▶ [Given exercise] Using the listing below, report all lines holding the word "this".

--- START Supplied data ---

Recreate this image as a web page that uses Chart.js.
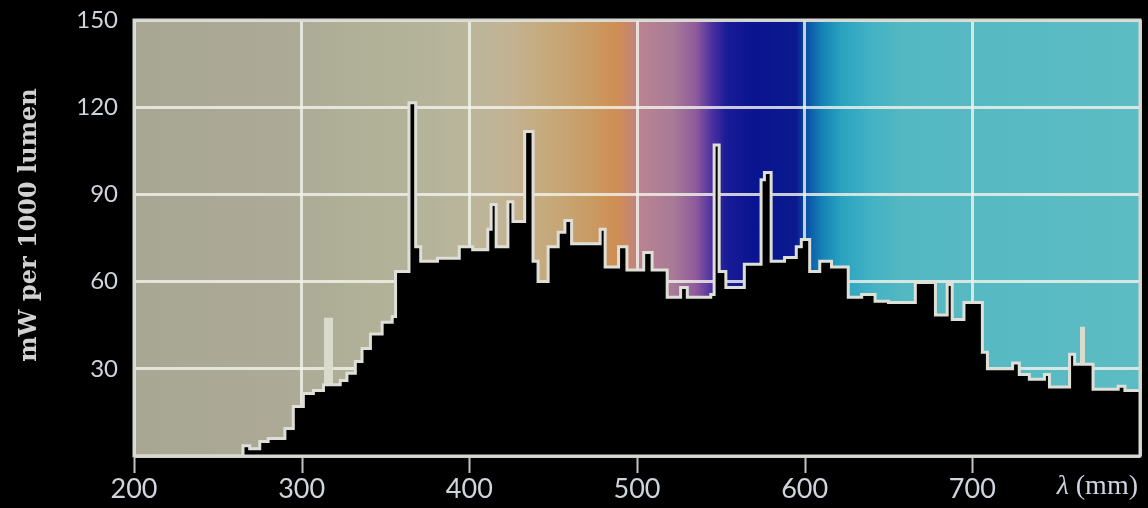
<!DOCTYPE html>
<html>
<head>
<meta charset="utf-8">
<script src="https://cdn.jsdelivr.net/npm/chart.js@4.4.1/dist/chart.umd.min.js"></script>
<style>
  html, body { margin: 0; padding: 0; background: #000; }
  canvas { display: block; }
</style>
</head>
<body>
<canvas id="spectrum" width="1148" height="508"></canvas>
<script>
// Spectral power distribution (stepped): each level holds from its wavelength up to the next one
const wavelengths = [200, 265, 269, 275, 280, 290, 295, 301, 307, 313, 323, 327, 332, 336, 341, 348, 354, 356,
  364, 368, 371, 381, 394, 402, 411, 413, 416, 423, 426, 433, 438, 441, 447, 453, 457, 461, 478, 481, 489, 494,
  504, 509, 518, 526, 530, 544, 546, 549, 553, 564, 574, 576, 580, 588, 595, 598, 603, 609, 616, 626, 634, 642,
  650, 666, 678, 685, 688, 695, 706, 709, 724, 728, 734, 743, 746, 758, 761, 772, 787, 791, 800];
const power = [0, 3.5, 2.5, 5, 6, 9.5, 17, 21.5, 22.5, 24.5, 26, 28.5, 32.5, 37, 42, 46, 48, 63.5,
  121.5, 72, 67, 68, 72, 71, 78, 86.5, 72, 87.5, 80.7, 111.6, 67, 60, 72, 77, 81, 73, 78, 65, 72, 64,
  70, 64, 54.6, 58, 54.6, 55.6, 107, 63.5, 58, 66, 95, 97.5, 67, 68.3, 72, 74.5, 63.5, 67, 65, 54.6, 55.6, 53.2,
  52.8, 59.7, 48.5, 59, 47, 52.8, 35.7, 30, 32, 28, 26.4, 28, 23.7, 35, 31.6, 23, 24, 22.5, 22.5];

// Narrow emission lines drawn in a light tone
const lineStart = [313.3, 764.2];
const lineEnd = [318.7, 767.2];
const lineLevel = [47.6, 44.5];

const xTicks = [200, 300, 400, 500, 600, 700];
const yTicks = [30, 60, 90, 120, 150];
const yTitle = 'mW per 1000 lumen';
const xSymbol = 'λ';
const xUnit = ' (mm)';

// Background hues along the wavelength axis
const bandStops = [
  [200, '#a8a794'], [290, '#acaa96'], [330, '#afb097'], [380, '#b5b49a'], [400, '#bbb69b'],
  [425, '#c3b292'], [450, '#c6a878'], [470, '#c99c66'], [488, '#cf8e54'], [495, '#c8876a'],
  [502, '#b98392'], [522, '#a77a96'], [535, '#8f5a9c'], [545, '#4a30a0'], [553, '#1a1c96'],
  [570, '#0a1490'], [595, '#0a1a8e'], [601, '#0a50a8'], [610, '#1480b4'], [622, '#2aa2c0'],
  [640, '#44b2c4'], [660, '#54b8c2'], [800, '#5cbcc4']
];

const spectrumPoints = wavelengths.map((w, i) => ({ x: w, y: power[i] }));
const lineSets = lineStart.map((s, i) => ({
  data: [{ x: s, y: lineLevel[i] }, { x: lineEnd[i], y: lineLevel[i] }],
  stepped: true,
  fill: 'origin',
  backgroundColor: '#dadccb',
  borderWidth: 0,
  pointRadius: 0
}));

const backdrop = {
  id: 'backdrop',
  beforeDraw(chart) {
    const { ctx, chartArea: a, scales: { x } } = chart;
    ctx.save();
    ctx.fillStyle = '#000';
    ctx.fillRect(0, 0, chart.width, chart.height);
    const x0 = x.getPixelForValue(200), x1 = x.getPixelForValue(800);
    const g = ctx.createLinearGradient(x0, 0, x1, 0);
    bandStops.forEach(([w, c]) => g.addColorStop((w - 200) / 600, c));
    ctx.fillStyle = g;
    ctx.fillRect(a.left, a.top, a.right - a.left, a.bottom - a.top);
    ctx.restore();
  }
};

const frame = {
  id: 'frame',
  afterDatasetsDraw(chart) {
    const { ctx, chartArea: a, scales: { x } } = chart;
    ctx.save();
    ctx.strokeStyle = '#d8d8d2';
    ctx.lineWidth = 3;
    ctx.strokeRect(a.left, a.top, a.right - a.left, a.bottom - a.top);
    // short marks below the axis at each labelled wavelength
    ctx.lineWidth = 2;
    ctx.strokeStyle = '#c4c4c4';
    ctx.beginPath();
    xTicks.forEach(v => {
      const px = Math.round(x.getPixelForValue(v)) + 0.5;
      ctx.moveTo(px, a.bottom + 2);
      ctx.lineTo(px, a.bottom + 17);
    });
    ctx.stroke();
    ctx.restore();
  },
  afterDraw(chart) {
    const { ctx, chartArea: a } = chart;
    ctx.save();
    // vertical axis title
    ctx.translate(a.left - 104, (a.top + a.bottom) / 2 - 13);
    ctx.rotate(-Math.PI / 2);
    ctx.textAlign = 'center';
    ctx.textBaseline = 'middle';
    ctx.font = 'bold 24px "DejaVu Serif"';
    ctx.fillStyle = '#d2d2d2';
    ctx.fillText(yTitle, 0, 0);
    ctx.restore();
    // wavelength unit at the end of the horizontal axis
    ctx.save();
    ctx.textBaseline = 'middle';
    ctx.textAlign = 'left';
    ctx.fillStyle = '#cdd3e0';
    ctx.font = '28px "Liberation Serif"';
    const unitW = ctx.measureText(xUnit).width;
    ctx.font = 'italic 28px "Liberation Serif"';
    const symW = ctx.measureText(xSymbol).width;
    const right = a.right - 2, y = a.bottom + 31;
    ctx.fillText(xSymbol, right - unitW - symW, y);
    ctx.font = '28px "Liberation Serif"';
    ctx.fillText(xUnit, right - unitW, y);
    ctx.restore();
  }
};

function draw() {
  new Chart(document.getElementById('spectrum'), {
    type: 'line',
    data: {
      datasets: [{
        data: spectrumPoints,
        stepped: true,
        fill: 'origin',
        backgroundColor: '#000',
        borderColor: '#dedfd6',
        borderWidth: 3,
        pointRadius: 0
      }, ...lineSets]
    },
    options: {
      responsive: false,
      animation: false,
      devicePixelRatio: 1,
      layout: { padding: { top: 20, right: 8, bottom: 0, left: 0 } },
      plugins: { legend: { display: false }, tooltip: { enabled: false } },
      scales: {
        x: {
          type: 'linear',
          min: 200, max: 800,
          afterFit(s) { s.height = 52; },
          border: { display: false },
          grid: {
            color: 'rgba(242,242,234,0.82)',
            lineWidth: 3,
            drawTicks: true,
            tickLength: 17,
            tickColor: 'rgba(0,0,0,0)'
          },
          ticks: {
            stepSize: 100,
            padding: 0,
            maxRotation: 0,
            color: '#cfd5dc',
            font: { family: 'Lato', size: 27 },
            callback: v => xTicks.includes(v) ? String(v) : ''
          }
        },
        y: {
          min: 0, max: 150,
          afterFit(s) { s.width = 134; },
          border: { display: false },
          grid: {
            color: 'rgba(242,242,234,0.82)',
            lineWidth: 3,
            drawTicks: true,
            tickLength: 16,
            tickColor: 'rgba(0,0,0,0)'
          },
          ticks: {
            stepSize: 30,
            padding: 0,
            color: '#cfd5dc',
            font: { family: 'Lato', size: 24 },
            callback: v => yTicks.includes(v) ? String(v) : ''
          }
        }
      }
    },
    plugins: [backdrop, frame]
  });
}

Promise.all([
  document.fonts.load('24px Lato'),
  document.fonts.load('bold 24px "DejaVu Serif"'),
  document.fonts.load('28px "Liberation Serif"'),
  document.fonts.load('italic 28px "Liberation Serif"')
]).then(draw, draw);
</script>
</body>
</html>
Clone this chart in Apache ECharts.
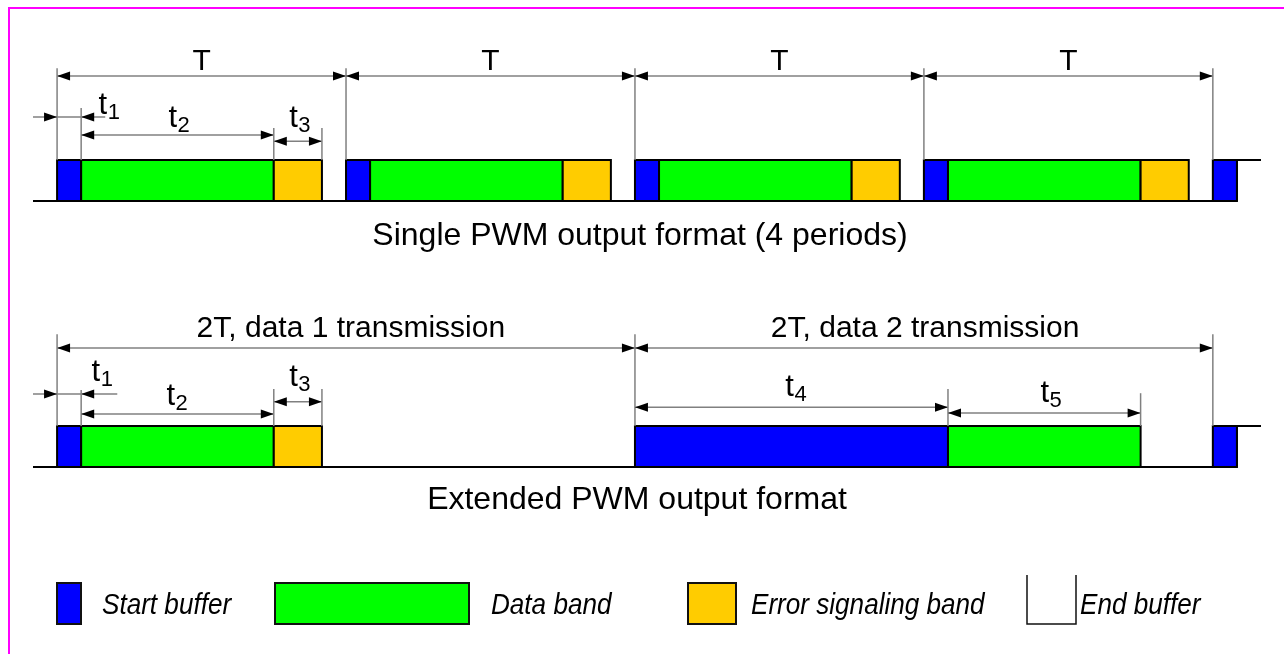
<!DOCTYPE html>
<html><head><meta charset="utf-8">
<script src="https://cdn.jsdelivr.net/npm/echarts@6/dist/echarts.min.js"></script>
<style>html,body{margin:0;padding:0;background:#fff}#c{width:1284px;height:654px}</style>
</head><body><div id="c"></div>
<script>
// ---------- data (time in units of t1; T = 12 units) ----------
const categories = ['Start buffer', 'Data band', 'Error signaling band', 'End buffer'];
const titles = ['Single PWM output format (4 periods)', 'Extended PWM output format'];
// [start, end, categoryIndex]
const singleBlocks = [
  [0, 1, 0], [1, 9, 1], [9, 11, 2],
  [12, 13, 0], [13, 21, 1], [21, 23, 2],
  [24, 25, 0], [25, 33, 1], [33, 35, 2],
  [36, 37, 0], [37, 45, 1], [45, 47, 2],
  [48, 49, 0]
];
const extendedBlocks = [
  [0, 1, 0], [1, 9, 1], [9, 11, 2],
  [24, 37, 0], [37, 45, 1],
  [48, 49, 0]
];
// signal polyline [time, level]
const singleSignal = [[-1, 0], [49, 0], [49, 1], [50, 1]];
const extendedSignal = [[-1, 0], [49, 0], [49, 1], [50, 1]];
// dimension annotations [label, from, to]
const singleDims = [
  ['T', 0, 12], ['T', 12, 24], ['T', 24, 36], ['T', 36, 48],
  ['t1', 0, 1], ['t2', 1, 9], ['t3', 9, 11]
];
const extendedDims = [
  ['2T, data 1 transmission', 0, 24], ['2T, data 2 transmission', 24, 48],
  ['t1', 0, 1], ['t2', 1, 9], ['t3', 9, 11], ['t4', 24, 37], ['t5', 37, 45]
];

// ---------- styles / layout ----------
const colors = ['#0000FF', '#00FF00', '#FFCC00', '#FFFFFF'];
const FONT = "'Liberation Sans', Arial, Helvetica, sans-serif";
const GRAY = '#808080';
// per-dimension layout (levels in signal-height units above the baseline)
const singleLayout = [
  {lv: 3.05, ext: [3.24, 3.24], lab: {cx: 0, b: 3.17, fs: 30}},
  {lv: 3.05, ext: [null, 3.24], lab: {cx: 0, b: 3.17, fs: 30}},
  {lv: 3.05, ext: [null, 3.24], lab: {cx: 0, b: 3.17, fs: 30}},
  {lv: 3.05, ext: [null, 3.24], lab: {cx: 0, b: 3.17, fs: 30}},
  {lv: 2.05, out: [-1, 2.0], ext: [null, 2.27], sub: {x: 2.08, b: 2.1}},
  {lv: 1.61, ext: [null, null], sub: {x: 4.98, b: 1.78}},
  {lv: 1.46, ext: [1.78, 1.78], sub: {x: 10.0, b: 1.78}}
];
const extendedLayout = [
  {lv: 2.9, ext: [3.24, 3.24], lab: {cx: 0.2, b: 3.15, fs: 30}},
  {lv: 2.9, ext: [null, 3.24], lab: {cx: 0.05, b: 3.15, fs: 30}},
  {lv: 1.78, out: [-1, 2.5], ext: [null, 1.88], sub: {x: 1.79, b: 2.07}},
  {lv: 1.29, ext: [null, null], sub: {x: 4.9, b: 1.49}},
  {lv: 1.59, ext: [1.9, 1.9], sub: {x: 10.0, b: 1.95}},
  {lv: 1.46, ext: [null, 1.9], sub: {x: 30.6, b: 1.71}},
  {lv: 1.32, ext: [null, 1.8], sub: {x: 41.2, b: 1.56}}
];

function head(tx, y, dir) {
  return {type: 'polygon', shape: {points: [[tx, y], [tx - dir * 13, y - 4.5], [tx - dir * 13, y + 4.5]]},
    style: {fill: '#000'}};
}
function mid(baseY, fs) { return baseY - 0.31 * fs; }

function makeDimRender(dims, layout) {
  return function (params, api) {
    const i = params.dataIndex;
    const d = dims[i], L = layout[i];
    const x0 = api.value(0), x1 = api.value(1);
    const a = api.coord([x0, L.lv]), b = api.coord([x1, L.lv]);
    const y = a[1];
    const ch = [];
    const ls = {stroke: GRAY, lineWidth: 1.5};
    if (L.out) {
      const p = api.coord([L.out[0], L.lv]), q = api.coord([L.out[1], L.lv]);
      ch.push({type: 'line', shape: {x1: p[0], y1: y, x2: q[0], y2: y}, style: ls});
      ch.push(head(a[0], y, 1), head(b[0], y, -1));
    } else {
      ch.push({type: 'line', shape: {x1: a[0], y1: y, x2: b[0], y2: y}, style: ls});
      ch.push(head(a[0], y, -1), head(b[0], y, 1));
    }
    [x0, x1].forEach(function (xx, k) {
      if (L.ext[k] == null) return;
      const t = api.coord([xx, L.ext[k]]), bt = api.coord([xx, 1]);
      ch.push({type: 'line', shape: {x1: t[0], y1: t[1], x2: bt[0], y2: bt[1]}, style: ls});
    });
    if (L.lab) {
      const c = api.coord([(x0 + x1) / 2 + L.lab.cx, L.lab.b]);
      ch.push({type: 'text', style: {text: d[0], x: c[0], y: mid(c[1], L.lab.fs), align: 'center',
        verticalAlign: 'middle', font: L.lab.fs + 'px ' + FONT, fill: '#000'}});
    }
    if (L.sub) {
      const c = api.coord([L.sub.x, L.sub.b]);
      ch.push({type: 'text', style: {text: d[0].charAt(0), x: c[0], y: mid(c[1], 31), align: 'right',
        verticalAlign: 'middle', font: '31px ' + FONT, fill: '#000'}});
      ch.push({type: 'text', style: {text: d[0].slice(1), x: c[0] + 0.5, y: mid(c[1] + 5, 22), align: 'left',
        verticalAlign: 'middle', font: '22px ' + FONT, fill: '#000'}});
    }
    return {type: 'group', children: ch};
  };
}

function blockRender(params, api) {
  const p0 = api.coord([api.value(0), 0]);
  const p1 = api.coord([api.value(1), 1]);
  return {type: 'rect', shape: {x: p0[0], y: p1[1], width: p1[0] - p0[0], height: p0[1] - p1[1]},
    style: {fill: colors[api.value(2)], stroke: '#000', lineWidth: 2}};
}

const grids = [
  {left: 33, right: 23, top: 37, height: 164},
  {left: 33, right: 23, top: 303, height: 164}
];
const xAxes = [0, 1].map(function (g) {
  return {type: 'value', gridIndex: g, min: -1, max: 50, show: false};
});
const yAxes = [0, 1].map(function (g) {
  return {type: 'value', gridIndex: g, min: 0, max: 4, show: false};
});

const rows = [
  {blocks: singleBlocks, signal: singleSignal, dims: singleDims, layout: singleLayout},
  {blocks: extendedBlocks, signal: extendedSignal, dims: extendedDims, layout: extendedLayout}
];
const series = [];
rows.forEach(function (r, g) {
  series.push({type: 'line', xAxisIndex: g, yAxisIndex: g, data: r.signal, symbol: 'none',
    lineStyle: {color: '#000', width: 2}, silent: true, z: 1, animation: false});
  series.push({type: 'custom', xAxisIndex: g, yAxisIndex: g, data: r.blocks, renderItem: blockRender,
    encode: {x: [0, 1]}, silent: true, z: 2, animation: false});
  series.push({type: 'custom', xAxisIndex: g, yAxisIndex: g,
    data: r.dims.map(function (d, i) { return [d[1], d[2], i]; }),
    renderItem: makeDimRender(r.dims, r.layout), encode: {x: [0, 1]}, silent: true, z: 3, animation: false});
});

// legend (custom drawn)
const legendItems = [
  {rect: [57, 24], text: 102},
  {rect: [275, 194], text: 491},
  {rect: [688, 48], text: 751},
  {open: [1027, 1076], text: 1080}
];
const graphic = [
  {type: 'polyline', shape: {points: [[9, 654], [9, 8], [1284, 8]]}, style: {stroke: '#FF00FF', lineWidth: 2, fill: null}},
  {type: 'text', x: 640, y: mid(246, 32), style: {text: titles[0], font: '32px ' + FONT, fill: '#000', align: 'center', verticalAlign: 'middle'}},
  {type: 'text', x: 637, y: mid(510, 32), style: {text: titles[1], font: '32px ' + FONT, fill: '#000', align: 'center', verticalAlign: 'middle'}}
];
legendItems.forEach(function (it, i) {
  if (it.rect) {
    graphic.push({type: 'rect', shape: {x: it.rect[0], y: 583, width: it.rect[1], height: 41},
      style: {fill: colors[i], stroke: '#111', lineWidth: 2}});
  } else {
    graphic.push({type: 'polyline', shape: {points: [[it.open[0], 575], [it.open[0], 624], [it.open[1], 624], [it.open[1], 575]]},
      style: {stroke: '#111', lineWidth: 1.5, fill: null}});
  }
  graphic.push({type: 'text', x: it.text, y: mid(615, 30), scaleX: 0.87,
    style: {text: categories[i], font: 'italic 30px ' + FONT, fill: '#000', align: 'left', verticalAlign: 'middle'}});
});

const chart = echarts.init(document.getElementById('c'), null, {renderer: 'canvas'});
chart.setOption({
  animation: false,
  backgroundColor: '#fff',
  grid: grids,
  xAxis: xAxes,
  yAxis: yAxes,
  series: series,
  graphic: graphic
});
</script>
</body></html>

--- END Supplied data ---

▶ [Output of the exercise]
Recreate this image as a web page that uses Chart.js.
Clone this chart in Apache ECharts.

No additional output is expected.